Start with a large bowl and a wooden spoon, and add your flour and oats to the bowl, and stir them together.
Measure the yeast and add it to one side of the bowl. Measure the salt and add it to the other side.
Using a wooden spoon, stir the yeast into the flour on its side of the bowl first and then stir the salt into the flour on its side of the bowl. This will prevent the salt from mixing directly with the yeast. Give the whole mixture a few good stirs to make sure everything is combined.
Measure the water. Make sure the water is just above room temperature; water that is too warm or too cold can kill the yeast and prevent the bread from rising at all. Add the honey to the water and stir to combine.
Pour the honey/water mixture in and stir with a wooden spoon. The dough will be rough and a bit sticky, but that's normal.
Stir until all the flour is moistened. This is not normal bread dough (there's no kneading involved in this recipe), so you don't need to be too concerned about the appearance of the dough at this point. Just make sure the ingredients are combined well.
Cover the bowl with plastic wrap. It's a good idea to ensure there's adequate space left in the bowl for the dough to at least double in size. Place the bowl in a warm, draft-free place and let it rise for about 1 and a half hours.
After the dough has risen, preheat your oven to 425 degrees Fahrenheit. Place your Dutch oven with the lid on in the cold oven and let it heat up with the oven. If your dutch oven is black on the inside, set your oven to 400 degrees Fahrenheit instead of 425.
Place a piece of parchment paper on the counter and dust it with flour. Rub flour on your hands and scrape the dough away from the sides of the bowl, gathering it in your hands as best you can (it may feel kind of strange and not at all like regular bread dough) and forming it into a circular loaf on the parchment paper. Don't worry if it still looks a little rough in places. This lends to the rustic look of this loaf.
Once you have it shaped, the dough needs to undergo a short second rise. The goal is to handle the dough as little as possible at this stage because any amount of tugging at the rough can cause it to deflate after it has undergone its second rise. The next few steps will help prevent this. But don't worry if it deflates a bit. This bread dough is pretty forgiving.
Sprinkle a little bit of flour over the top, along with some oats, and loosely cover it with a clean kitchen towel. The flour you sprinkle on top also prevents the towel from sticking to the dough so when you take it off at the end of the rise, it doesn't disturb the dough and wreck the rustic shape you've created. Let the dough rise for about 30 minutes. Your oven will also be preheating during this time (and so will your pot).

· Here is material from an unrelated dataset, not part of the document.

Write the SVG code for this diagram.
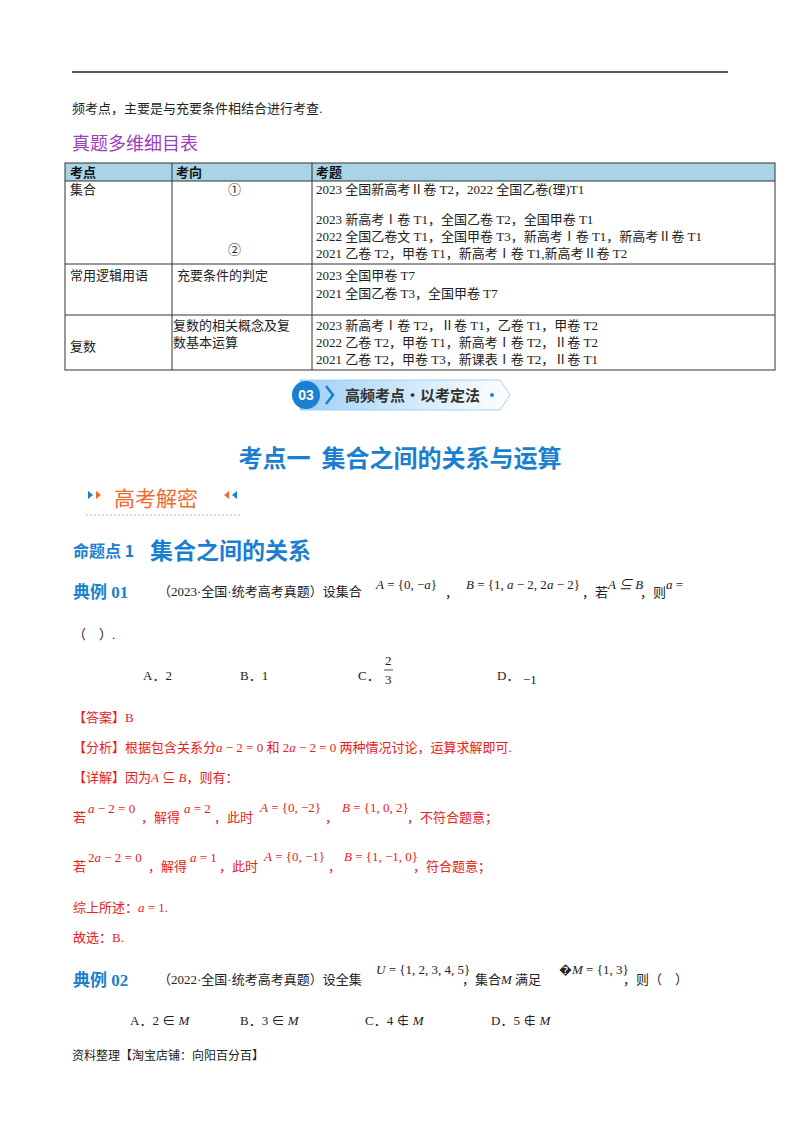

Remove the preheated pot from the oven and transfer the dough into the pot as carefully as possible by handling only the parchment paper. Place the lid on the pot and return it to the oven for 30 minutes. Don't open the oven during this time, and certainly don't take the lid off the pot; the crispness of the crust develops because of the steam that builds up in the pot during this 30 minutes.
After 30 minutes have passed, remove the lid from the pot and continue baking for another 10 minutes. After the 10 minutes have passed, remove the pot with bread from the oven and place the bread on a wire rack to cool. You'll probably hear the loaf crackling as it cools - this is normal.
If you can, resist the urge to cut into the bread until it has pretty much cooled completely. The bread continues to bake on the inside even after it has been removed from the oven and cutting it too early could result in the inside becoming gummy or rubbery.